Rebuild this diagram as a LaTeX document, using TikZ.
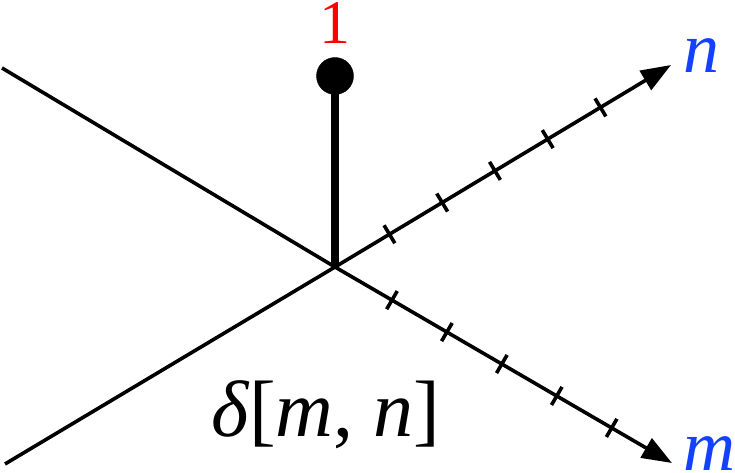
\documentclass[tikz,border=0pt]{standalone}
\usepackage{fontspec}
\setmainfont{Liberation Serif}
\usetikzlibrary{arrows.meta,calc}
\definecolor{axisblue}{RGB}{20,64,255}
\definecolor{valred}{RGB}{255,0,0}
\tikzset{
  axis/.style={line width=3.6pt,-{Triangle[length=30pt,width=22pt]}},
  backline/.style={line width=3.6pt},
  bigtext/.style={inner sep=0,font=\fontsize{72}{80}\selectfont\itshape},
}
\begin{document}
\begin{tikzpicture}[x=1pt,y=-1pt]
          \useasboundingbox (0,0) rectangle (735,473);
          % origin and axis ends
          \coordinate (O) at (335,267);
          \coordinate (ntip) at (671,65);
          \coordinate (mtip) at (672,463);
          \coordinate (nback) at (5,464);
          \coordinate (mback) at (2,68);
          % Draw the axes
          \draw[backline] (mback) -- (O);
          \draw[backline] (nback) -- (O);
          \draw[axis] (O) -- (ntip);
          \draw[axis] (O) -- (mtip);
          % tick marks
          \foreach \k in {1,...,5} {
            \coordinate (tn) at ($(O)!{0.005+\k*0.157}!(ntip)$);
            \draw[backline] ($(tn)!10.5pt!90:(ntip)$) -- ($(tn)!10.5pt!-90:(ntip)$);
            \coordinate (tm) at ($(O)!{0.006+\k*0.163}!(mtip)$);
            \draw[backline] ($(tm)!10.5pt!90:(mtip)$) -- ($(tm)!10.5pt!-90:(mtip)$);
          }
          % the unit sample
          \node[draw,shape=circle,fill=black,minimum size=37pt,inner sep=0] (ball) at (335,76) {};
          \draw[line width=8pt] (O) -- (ball.center);
          \node[valred,inner sep=0,font=\fontsize{62}{66}\selectfont] (val) at (335,23) {1};
          % Label the axes
          \node[axisblue,bigtext,anchor=base west] (nlab) at (683,73) {n};
          \node[axisblue,bigtext,anchor=base west] (mlab) at (683,470) {m};
          \node[bigtext,font=\fontsize{80}{88}\selectfont,anchor=base] (title) at (326,436)
            {{\itshape δ}[{\itshape m}, {\itshape n}]};
        \end{tikzpicture}
\end{document}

......

What the task requires - Without including any pictures, print all of the material exactly as given.

Reply to the exercise -
Rebuild this diagram as a LaTeX document, using TikZ.
\documentclass[tikz,border=0pt]{standalone}
\usepackage{fontspec}
\setmainfont{Liberation Serif}
\usetikzlibrary{arrows.meta,calc}
\definecolor{axisblue}{RGB}{20,64,255}
\definecolor{valred}{RGB}{255,0,0}
\tikzset{
  axis/.style={line width=3.6pt,-{Triangle[length=30pt,width=22pt]}},
  backline/.style={line width=3.6pt},
  bigtext/.style={inner sep=0,font=\fontsize{72}{80}\selectfont\itshape},
}
\begin{document}
\begin{tikzpicture}[x=1pt,y=-1pt]
          \useasboundingbox (0,0) rectangle (735,473);
          % origin and axis ends
          \coordinate (O) at (335,267);
          \coordinate (ntip) at (671,65);
          \coordinate (mtip) at (672,463);
          \coordinate (nback) at (5,464);
          \coordinate (mback) at (2,68);
          % Draw the axes
          \draw[backline] (mback) -- (O);
          \draw[backline] (nback) -- (O);
          \draw[axis] (O) -- (ntip);
          \draw[axis] (O) -- (mtip);
          % tick marks
          \foreach \k in {1,...,5} {
            \coordinate (tn) at ($(O)!{0.005+\k*0.157}!(ntip)$);
            \draw[backline] ($(tn)!10.5pt!90:(ntip)$) -- ($(tn)!10.5pt!-90:(ntip)$);
            \coordinate (tm) at ($(O)!{0.006+\k*0.163}!(mtip)$);
            \draw[backline] ($(tm)!10.5pt!90:(mtip)$) -- ($(tm)!10.5pt!-90:(mtip)$);
          }
          % the unit sample
          \node[draw,shape=circle,fill=black,minimum size=37pt,inner sep=0] (ball) at (335,76) {};
          \draw[line width=8pt] (O) -- (ball.center);
          \node[valred,inner sep=0,font=\fontsize{62}{66}\selectfont] (val) at (335,23) {1};
          % Label the axes
          \node[axisblue,bigtext,anchor=base west] (nlab) at (683,73) {n};
          \node[axisblue,bigtext,anchor=base west] (mlab) at (683,470) {m};
          \node[bigtext,font=\fontsize{80}{88}\selectfont,anchor=base] (title) at (326,436)
            {{\itshape δ}[{\itshape m}, {\itshape n}]};
        \end{tikzpicture}
\end{document}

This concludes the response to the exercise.